PROBLEM TO WORK ON
Quote the full listing word for word.

SOURCE MATERIAL
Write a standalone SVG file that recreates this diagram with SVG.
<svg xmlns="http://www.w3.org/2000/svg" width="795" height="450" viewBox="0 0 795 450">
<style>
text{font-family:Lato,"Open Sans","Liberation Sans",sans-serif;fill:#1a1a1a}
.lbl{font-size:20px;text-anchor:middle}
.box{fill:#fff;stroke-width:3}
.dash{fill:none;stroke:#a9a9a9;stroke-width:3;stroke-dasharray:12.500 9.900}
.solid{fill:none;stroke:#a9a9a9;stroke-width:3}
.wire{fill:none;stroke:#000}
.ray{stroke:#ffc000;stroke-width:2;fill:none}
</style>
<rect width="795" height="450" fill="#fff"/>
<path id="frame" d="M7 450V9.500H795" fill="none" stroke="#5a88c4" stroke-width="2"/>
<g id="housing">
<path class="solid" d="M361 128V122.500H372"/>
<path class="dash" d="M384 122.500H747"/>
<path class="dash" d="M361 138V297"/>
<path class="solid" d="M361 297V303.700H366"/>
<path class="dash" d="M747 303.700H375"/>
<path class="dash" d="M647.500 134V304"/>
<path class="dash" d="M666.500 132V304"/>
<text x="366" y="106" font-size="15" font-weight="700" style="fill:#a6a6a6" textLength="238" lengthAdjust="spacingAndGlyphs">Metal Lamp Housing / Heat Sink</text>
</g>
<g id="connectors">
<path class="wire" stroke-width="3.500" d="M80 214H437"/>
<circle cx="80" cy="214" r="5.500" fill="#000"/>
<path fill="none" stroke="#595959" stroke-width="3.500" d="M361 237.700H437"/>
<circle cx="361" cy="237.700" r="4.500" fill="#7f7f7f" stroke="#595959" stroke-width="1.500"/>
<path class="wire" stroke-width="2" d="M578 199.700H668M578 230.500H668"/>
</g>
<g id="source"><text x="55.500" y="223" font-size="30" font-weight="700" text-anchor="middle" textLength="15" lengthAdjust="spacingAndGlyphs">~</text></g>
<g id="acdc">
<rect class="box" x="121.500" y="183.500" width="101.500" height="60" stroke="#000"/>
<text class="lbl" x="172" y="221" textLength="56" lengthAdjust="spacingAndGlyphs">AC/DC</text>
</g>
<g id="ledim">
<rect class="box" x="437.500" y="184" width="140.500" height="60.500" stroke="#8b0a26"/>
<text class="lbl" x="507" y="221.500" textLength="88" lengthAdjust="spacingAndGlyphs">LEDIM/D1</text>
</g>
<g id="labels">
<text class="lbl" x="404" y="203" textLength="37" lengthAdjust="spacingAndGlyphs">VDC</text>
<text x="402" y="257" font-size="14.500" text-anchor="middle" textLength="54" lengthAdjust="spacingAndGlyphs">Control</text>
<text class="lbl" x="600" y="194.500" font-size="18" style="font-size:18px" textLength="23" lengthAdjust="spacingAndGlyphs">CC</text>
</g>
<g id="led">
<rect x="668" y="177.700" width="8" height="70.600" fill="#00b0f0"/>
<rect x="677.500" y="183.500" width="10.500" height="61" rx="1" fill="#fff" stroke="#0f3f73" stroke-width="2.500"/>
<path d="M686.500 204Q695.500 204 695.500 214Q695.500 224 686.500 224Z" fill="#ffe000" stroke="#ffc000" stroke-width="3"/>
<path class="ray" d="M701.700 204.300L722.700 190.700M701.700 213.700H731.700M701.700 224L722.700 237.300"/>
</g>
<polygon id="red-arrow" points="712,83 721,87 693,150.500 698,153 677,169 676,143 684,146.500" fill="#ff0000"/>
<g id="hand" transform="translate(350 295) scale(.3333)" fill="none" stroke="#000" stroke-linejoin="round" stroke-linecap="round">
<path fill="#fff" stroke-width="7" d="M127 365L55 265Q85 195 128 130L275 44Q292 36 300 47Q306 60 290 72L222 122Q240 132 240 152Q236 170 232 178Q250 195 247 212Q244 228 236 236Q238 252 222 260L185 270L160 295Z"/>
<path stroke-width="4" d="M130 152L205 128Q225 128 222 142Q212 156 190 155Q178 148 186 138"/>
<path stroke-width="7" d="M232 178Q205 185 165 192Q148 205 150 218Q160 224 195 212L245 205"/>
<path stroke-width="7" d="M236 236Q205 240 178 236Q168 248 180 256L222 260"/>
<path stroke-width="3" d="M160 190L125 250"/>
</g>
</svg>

WRITTEN REPLY
Write a standalone SVG file that recreates this diagram with SVG.
<svg xmlns="http://www.w3.org/2000/svg" width="795" height="450" viewBox="0 0 795 450">
<style>
text{font-family:Lato,"Open Sans","Liberation Sans",sans-serif;fill:#1a1a1a}
.lbl{font-size:20px;text-anchor:middle}
.box{fill:#fff;stroke-width:3}
.dash{fill:none;stroke:#a9a9a9;stroke-width:3;stroke-dasharray:12.500 9.900}
.solid{fill:none;stroke:#a9a9a9;stroke-width:3}
.wire{fill:none;stroke:#000}
.ray{stroke:#ffc000;stroke-width:2;fill:none}
</style>
<rect width="795" height="450" fill="#fff"/>
<path id="frame" d="M7 450V9.500H795" fill="none" stroke="#5a88c4" stroke-width="2"/>
<g id="housing">
<path class="solid" d="M361 128V122.500H372"/>
<path class="dash" d="M384 122.500H747"/>
<path class="dash" d="M361 138V297"/>
<path class="solid" d="M361 297V303.700H366"/>
<path class="dash" d="M747 303.700H375"/>
<path class="dash" d="M647.500 134V304"/>
<path class="dash" d="M666.500 132V304"/>
<text x="366" y="106" font-size="15" font-weight="700" style="fill:#a6a6a6" textLength="238" lengthAdjust="spacingAndGlyphs">Metal Lamp Housing / Heat Sink</text>
</g>
<g id="connectors">
<path class="wire" stroke-width="3.500" d="M80 214H437"/>
<circle cx="80" cy="214" r="5.500" fill="#000"/>
<path fill="none" stroke="#595959" stroke-width="3.500" d="M361 237.700H437"/>
<circle cx="361" cy="237.700" r="4.500" fill="#7f7f7f" stroke="#595959" stroke-width="1.500"/>
<path class="wire" stroke-width="2" d="M578 199.700H668M578 230.500H668"/>
</g>
<g id="source"><text x="55.500" y="223" font-size="30" font-weight="700" text-anchor="middle" textLength="15" lengthAdjust="spacingAndGlyphs">~</text></g>
<g id="acdc">
<rect class="box" x="121.500" y="183.500" width="101.500" height="60" stroke="#000"/>
<text class="lbl" x="172" y="221" textLength="56" lengthAdjust="spacingAndGlyphs">AC/DC</text>
</g>
<g id="ledim">
<rect class="box" x="437.500" y="184" width="140.500" height="60.500" stroke="#8b0a26"/>
<text class="lbl" x="507" y="221.500" textLength="88" lengthAdjust="spacingAndGlyphs">LEDIM/D1</text>
</g>
<g id="labels">
<text class="lbl" x="404" y="203" textLength="37" lengthAdjust="spacingAndGlyphs">VDC</text>
<text x="402" y="257" font-size="14.500" text-anchor="middle" textLength="54" lengthAdjust="spacingAndGlyphs">Control</text>
<text class="lbl" x="600" y="194.500" font-size="18" style="font-size:18px" textLength="23" lengthAdjust="spacingAndGlyphs">CC</text>
</g>
<g id="led">
<rect x="668" y="177.700" width="8" height="70.600" fill="#00b0f0"/>
<rect x="677.500" y="183.500" width="10.500" height="61" rx="1" fill="#fff" stroke="#0f3f73" stroke-width="2.500"/>
<path d="M686.500 204Q695.500 204 695.500 214Q695.500 224 686.500 224Z" fill="#ffe000" stroke="#ffc000" stroke-width="3"/>
<path class="ray" d="M701.700 204.300L722.700 190.700M701.700 213.700H731.700M701.700 224L722.700 237.300"/>
</g>
<polygon id="red-arrow" points="712,83 721,87 693,150.500 698,153 677,169 676,143 684,146.500" fill="#ff0000"/>
<g id="hand" transform="translate(350 295) scale(.3333)" fill="none" stroke="#000" stroke-linejoin="round" stroke-linecap="round">
<path fill="#fff" stroke-width="7" d="M127 365L55 265Q85 195 128 130L275 44Q292 36 300 47Q306 60 290 72L222 122Q240 132 240 152Q236 170 232 178Q250 195 247 212Q244 228 236 236Q238 252 222 260L185 270L160 295Z"/>
<path stroke-width="4" d="M130 152L205 128Q225 128 222 142Q212 156 190 155Q178 148 186 138"/>
<path stroke-width="7" d="M232 178Q205 185 165 192Q148 205 150 218Q160 224 195 212L245 205"/>
<path stroke-width="7" d="M236 236Q205 240 178 236Q168 248 180 256L222 260"/>
<path stroke-width="3" d="M160 190L125 250"/>
</g>
</svg>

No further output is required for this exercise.